I can never remember if the saying goes “15 seconds” or “15 minutes” but the end result is the same. Just about anybody who looks for the lime light will get it, even if only for a brief moment. When I released Zombpocalypse in December the website was literally brought down and it forced me to move some files off of the server. In January alone, I received nearly 300k hits and the game was a success; well sort of…
Hot or Not
Like everything on the web, what’s hot today is old news tomorrow. Even though the game received significant attention and the reviews I could find all had nothing but supportive things to say, it didn’t amount to a single coin. Now that February has passed, the attention to my site is on a steadily decline with just under 50k hits. I’ve recently applied to Google’s adSense in hopes that it might result in some kind of monetary return on the past years of my life put into this game but something tells me that it won’t quite pan out.
Shaking the Tin Cup
I’m sure I’ve said this in the past but it really does amaze me how something so popular failed to produce any monetary value. Even the Donate button went brittle and stale from lack of attention. A friend jokingly said to me, “You need to move that Donate button. I almost clicked on it!”, though I laughed I couldn’t help but feel that it was a common consensus among the others out there who have chosen to download and play the game. It’s a little disheartening when your game isn’t worth that inexplicably sticky quarter between the seats.
Behind the Scenes
I know that making games is not about making money; it never has been. No one comes into this industry to get rich or be famous, we do it because we love to make games. I truly do enjoy developing games, but my reason for stopping Zombpocalypse development (read previous post) had a lot to do with what I’ve been talking about here. There is this common idea on the web that if it is not free then it must be crap or crackable. The reality of the situation is that it cost money to make games. I was able to offset my costs by developing the game entirely myself but even that costs money in software, site management, business registration, taxes and fees, increased utility bills for running code servers and more. In truth, the only thing I saved was payroll which was countered by the shear time I had to spend in doing it all myself.

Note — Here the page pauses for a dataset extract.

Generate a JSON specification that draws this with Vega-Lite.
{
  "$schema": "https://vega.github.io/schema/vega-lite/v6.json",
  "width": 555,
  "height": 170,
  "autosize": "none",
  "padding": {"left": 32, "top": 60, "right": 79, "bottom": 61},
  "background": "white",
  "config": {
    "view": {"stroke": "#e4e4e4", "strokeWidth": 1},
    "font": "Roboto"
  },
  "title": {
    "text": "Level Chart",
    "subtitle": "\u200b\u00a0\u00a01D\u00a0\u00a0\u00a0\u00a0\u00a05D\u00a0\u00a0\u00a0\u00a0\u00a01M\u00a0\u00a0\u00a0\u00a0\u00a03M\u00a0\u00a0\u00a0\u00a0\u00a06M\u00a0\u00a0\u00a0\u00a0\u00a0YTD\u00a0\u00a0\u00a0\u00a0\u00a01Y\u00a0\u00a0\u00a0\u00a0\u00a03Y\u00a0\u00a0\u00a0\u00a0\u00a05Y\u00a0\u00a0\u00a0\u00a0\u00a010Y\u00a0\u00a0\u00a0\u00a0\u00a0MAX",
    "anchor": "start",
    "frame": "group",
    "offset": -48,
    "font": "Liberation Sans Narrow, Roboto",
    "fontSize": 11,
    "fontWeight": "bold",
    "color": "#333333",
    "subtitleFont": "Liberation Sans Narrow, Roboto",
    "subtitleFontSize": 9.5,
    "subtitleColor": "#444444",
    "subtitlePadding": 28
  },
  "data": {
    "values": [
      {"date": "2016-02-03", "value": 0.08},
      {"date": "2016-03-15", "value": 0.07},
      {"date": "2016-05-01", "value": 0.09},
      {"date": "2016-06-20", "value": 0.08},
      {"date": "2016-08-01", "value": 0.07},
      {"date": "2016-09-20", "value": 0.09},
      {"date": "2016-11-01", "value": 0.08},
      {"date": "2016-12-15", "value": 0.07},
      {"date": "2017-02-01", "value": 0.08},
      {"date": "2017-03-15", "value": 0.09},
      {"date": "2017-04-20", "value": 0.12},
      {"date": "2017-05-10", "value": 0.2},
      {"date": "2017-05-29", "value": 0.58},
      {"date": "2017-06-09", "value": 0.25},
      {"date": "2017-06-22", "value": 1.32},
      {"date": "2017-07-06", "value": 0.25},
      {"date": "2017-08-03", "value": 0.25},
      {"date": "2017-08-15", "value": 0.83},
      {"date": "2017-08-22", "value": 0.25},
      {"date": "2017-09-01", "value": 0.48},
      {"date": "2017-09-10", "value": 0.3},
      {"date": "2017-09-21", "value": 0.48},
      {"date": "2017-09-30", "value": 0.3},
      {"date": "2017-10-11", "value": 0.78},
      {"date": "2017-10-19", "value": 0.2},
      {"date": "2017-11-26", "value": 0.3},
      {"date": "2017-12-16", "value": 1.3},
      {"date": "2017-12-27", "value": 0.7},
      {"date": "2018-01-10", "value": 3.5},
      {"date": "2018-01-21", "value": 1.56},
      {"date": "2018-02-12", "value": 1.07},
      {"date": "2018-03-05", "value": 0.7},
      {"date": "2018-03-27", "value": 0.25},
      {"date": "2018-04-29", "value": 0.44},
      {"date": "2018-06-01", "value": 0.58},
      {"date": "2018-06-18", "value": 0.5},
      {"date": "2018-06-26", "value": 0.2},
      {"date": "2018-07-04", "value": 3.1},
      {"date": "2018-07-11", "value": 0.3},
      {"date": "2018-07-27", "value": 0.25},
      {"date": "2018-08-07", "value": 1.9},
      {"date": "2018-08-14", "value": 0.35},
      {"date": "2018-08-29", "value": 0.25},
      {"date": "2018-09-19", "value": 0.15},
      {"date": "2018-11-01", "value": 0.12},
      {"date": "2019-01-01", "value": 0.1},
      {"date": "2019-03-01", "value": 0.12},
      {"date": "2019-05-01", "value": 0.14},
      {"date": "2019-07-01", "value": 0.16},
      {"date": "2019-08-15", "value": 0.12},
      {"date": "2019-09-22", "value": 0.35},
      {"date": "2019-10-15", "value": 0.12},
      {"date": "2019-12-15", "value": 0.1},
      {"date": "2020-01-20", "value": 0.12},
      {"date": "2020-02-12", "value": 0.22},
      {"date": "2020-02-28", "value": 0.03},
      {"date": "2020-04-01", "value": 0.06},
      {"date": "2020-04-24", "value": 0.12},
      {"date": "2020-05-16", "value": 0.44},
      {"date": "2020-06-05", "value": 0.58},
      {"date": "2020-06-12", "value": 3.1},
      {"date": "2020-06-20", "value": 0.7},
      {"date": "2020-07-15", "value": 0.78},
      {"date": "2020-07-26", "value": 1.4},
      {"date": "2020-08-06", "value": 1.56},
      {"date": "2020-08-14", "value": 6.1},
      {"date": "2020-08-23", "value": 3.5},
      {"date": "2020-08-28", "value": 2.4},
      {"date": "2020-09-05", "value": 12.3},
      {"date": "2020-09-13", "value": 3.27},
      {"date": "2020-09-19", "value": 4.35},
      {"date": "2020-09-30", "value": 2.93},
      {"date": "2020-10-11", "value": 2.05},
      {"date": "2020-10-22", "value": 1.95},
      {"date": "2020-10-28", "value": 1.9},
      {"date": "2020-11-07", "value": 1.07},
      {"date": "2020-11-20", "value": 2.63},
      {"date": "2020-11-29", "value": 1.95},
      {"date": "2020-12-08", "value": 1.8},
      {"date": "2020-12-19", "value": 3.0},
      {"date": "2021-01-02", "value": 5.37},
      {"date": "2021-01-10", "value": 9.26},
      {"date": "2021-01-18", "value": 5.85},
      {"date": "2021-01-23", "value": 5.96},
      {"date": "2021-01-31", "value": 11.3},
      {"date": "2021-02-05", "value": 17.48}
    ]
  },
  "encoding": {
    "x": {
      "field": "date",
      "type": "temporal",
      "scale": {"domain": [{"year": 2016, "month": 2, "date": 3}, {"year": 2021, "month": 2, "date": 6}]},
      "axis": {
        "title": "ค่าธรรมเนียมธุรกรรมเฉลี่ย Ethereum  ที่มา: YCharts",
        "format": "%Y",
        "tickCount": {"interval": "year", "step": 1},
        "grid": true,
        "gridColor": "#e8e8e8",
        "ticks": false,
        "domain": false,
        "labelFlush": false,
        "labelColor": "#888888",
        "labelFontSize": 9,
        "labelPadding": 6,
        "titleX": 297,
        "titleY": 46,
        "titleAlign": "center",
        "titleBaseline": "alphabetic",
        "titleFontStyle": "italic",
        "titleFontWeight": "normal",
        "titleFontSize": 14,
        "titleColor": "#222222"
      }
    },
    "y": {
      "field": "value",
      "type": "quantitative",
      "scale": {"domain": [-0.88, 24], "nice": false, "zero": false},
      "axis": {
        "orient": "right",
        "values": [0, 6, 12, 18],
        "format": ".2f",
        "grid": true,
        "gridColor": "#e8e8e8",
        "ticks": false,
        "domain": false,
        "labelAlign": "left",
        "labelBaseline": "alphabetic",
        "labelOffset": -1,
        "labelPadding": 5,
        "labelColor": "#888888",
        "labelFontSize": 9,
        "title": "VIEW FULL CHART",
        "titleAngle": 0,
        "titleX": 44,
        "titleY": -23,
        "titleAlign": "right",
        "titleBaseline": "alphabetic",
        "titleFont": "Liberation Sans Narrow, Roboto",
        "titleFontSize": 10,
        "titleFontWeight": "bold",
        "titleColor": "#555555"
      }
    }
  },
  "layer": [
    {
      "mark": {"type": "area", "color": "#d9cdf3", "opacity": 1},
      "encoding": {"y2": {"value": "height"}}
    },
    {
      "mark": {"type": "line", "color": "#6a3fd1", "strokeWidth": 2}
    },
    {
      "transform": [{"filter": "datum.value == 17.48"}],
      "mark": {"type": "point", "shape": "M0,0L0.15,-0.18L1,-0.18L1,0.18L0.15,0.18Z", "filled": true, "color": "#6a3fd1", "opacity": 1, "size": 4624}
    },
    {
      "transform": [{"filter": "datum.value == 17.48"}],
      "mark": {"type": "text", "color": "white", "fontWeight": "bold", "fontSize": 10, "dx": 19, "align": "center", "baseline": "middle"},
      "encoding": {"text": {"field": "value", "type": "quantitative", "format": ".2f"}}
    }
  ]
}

Originally, I had hoped to pick up enough donations to pay for real art and continue development on the game. After the grand total of $0 in, what may likely be, the peak of the games career it became clear to me that it just was n0t worth anything to anyone so I thought it best to cut and run.
…and the Future?
Well, it really is hard to say. I would gladly re-visit Zombpocalypse if there was a new peaked interest in it, but there is such a flood of zombie games right now that I think it may be getting lost in the mix. Without someone to help me re-envision the game, I am afraid that there just isn’t enough here to keep gamers coming back. Without financial support, it seems unlikely that I will be able to find (and keep) anyone who may be interested in getting involved in the game.